Qu'en statuant ainsi, alors qu'il constatait que l'assujettissement de M. Z... au régime d'assurance chômage avait fait l'objet d'une décision de refus de Pôle emploi, laquelle s'imposait à l'URSSAF, et sans qu'aient été appelés en la cause l'intéressé ainsi que Pôle emploi, le tribunal a violé les textes susvisés ;

PAR CES MOTIFS :

CASSE ET ANNULE, en toutes ses dispositions, le jugement rendu le 2 février 2017, entre les parties, par le tribunal des affaires de sécurité sociale de Bordeaux ; remet, en conséquence, la cause et les parties dans l'état où elles se trouvaient avant ledit jugement et, pour être fait droit, les renvoie devant le tribunal des affaires de sécurité sociale d'Angoulème.

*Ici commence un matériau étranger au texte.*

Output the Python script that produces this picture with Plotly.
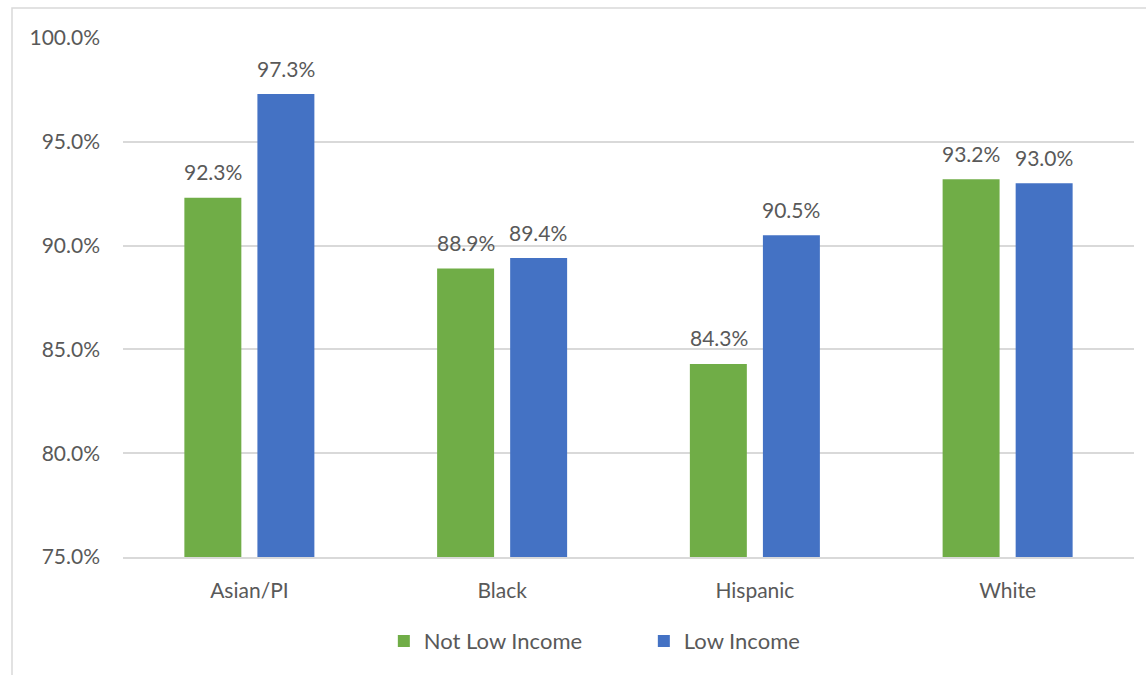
import plotly.graph_objects as go

categories = ["Asian/PI", "Black", "Hispanic", "White"]
not_low_income = [92.3, 88.9, 84.3, 93.2]
low_income = [97.3, 89.4, 90.5, 93.0]
y_ticks = [75, 80, 85, 90, 95, 100]

FONT = "Lato, 'Open Sans', sans-serif"
TEXT = "#595959"
SIZE = 21

fig = go.Figure()
fig.add_trace(go.Bar(
    name="Not Low Income", x=categories, y=not_low_income,
    marker=dict(color="#70AD47", line=dict(width=0)),
))
fig.add_trace(go.Bar(
    name="Low Income", x=categories, y=low_income,
    marker=dict(color="#4472C4", line=dict(width=0)),
))

# value labels floating above each bar
for vals, shift in ((not_low_income, -36.3), (low_income, 36.3)):
    for cat, v in zip(categories, vals):
        fig.add_annotation(x=cat, y=v, text=f"{v:.1f}%", showarrow=False,
                           xshift=shift, yshift=26, yanchor="middle",
                           font=dict(size=SIZE, color=TEXT, family=FONT))

# outer chart frame
fig.add_shape(type="rect", xref="paper", yref="paper",
              x0=-0.1098, x1=1.02, y0=-0.25, y1=1.0578,
              line=dict(color="#D9D9D9", width=1.5), fillcolor="rgba(0,0,0,0)",
              layer="below")

fig.update_layout(
    width=1146, height=675,
    margin=dict(l=123, r=12, t=38, b=118),
    paper_bgcolor="white", plot_bgcolor="white",
    barmode="group", bargap=0.422, bargroupgap=0.22,
    font=dict(family=FONT, size=SIZE, color=TEXT),
    showlegend=True,
    legend=dict(orientation="h", x=0.258, xanchor="left", y=-0.162, yanchor="middle",
                font=dict(size=22, color=TEXT, family=FONT),
                entrywidth=215, entrywidthmode="pixels", itemwidth=30,
                bgcolor="rgba(0,0,0,0)"),
)
fig.update_yaxes(range=[75, 100], tickvals=y_ticks,
                 ticktext=[f"{v:.1f}%" for v in y_ticks],
                 showgrid=True, gridcolor="#D9D9D9", gridwidth=1.5,
                 zeroline=False, showline=False, ticks="",
                 ticklabelstandoff=22,
                 tickfont=dict(size=SIZE, color=TEXT, family=FONT))
fig.update_xaxes(showline=True, linecolor="#D9D9D9", linewidth=1.5, ticks="",
                 ticklabelstandoff=14,
                 tickfont=dict(size=SIZE, color=TEXT, family=FONT))

fig.write_html("out.html")
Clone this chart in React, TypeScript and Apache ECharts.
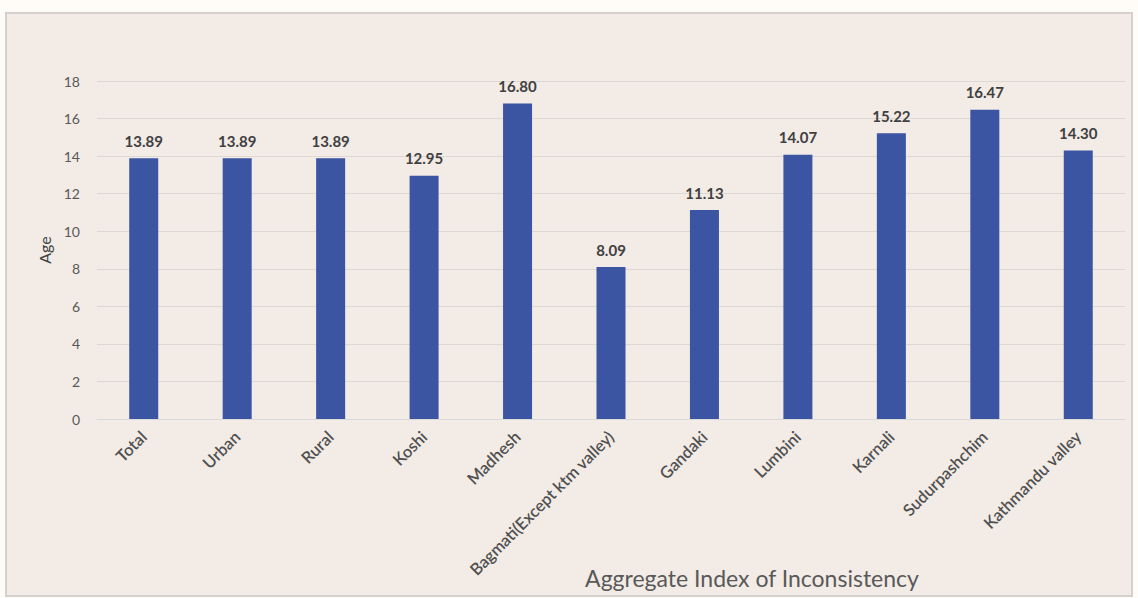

- Président : M. Prétot (conseiller doyen faisant fonction de président) - Rapporteur : Mme Taillandier-Thomas - Avocat général : Mme Nicolétis - Avocat(s) : SCP Gatineau et Fattaccini ; SCP Garreau, Bauer-Violas et Feschotte-Desbois -

Textes visés :

Article L. 5312-1, alinéa 1, 4°, du code du travail, dans sa rédaction applicable au litige ; article L. 5422-16, alinéa 1, du code du travail, dans sa rédaction applicable au litige ; article R. 5422-5 du code du travail, dans sa rédaction applicable au litige.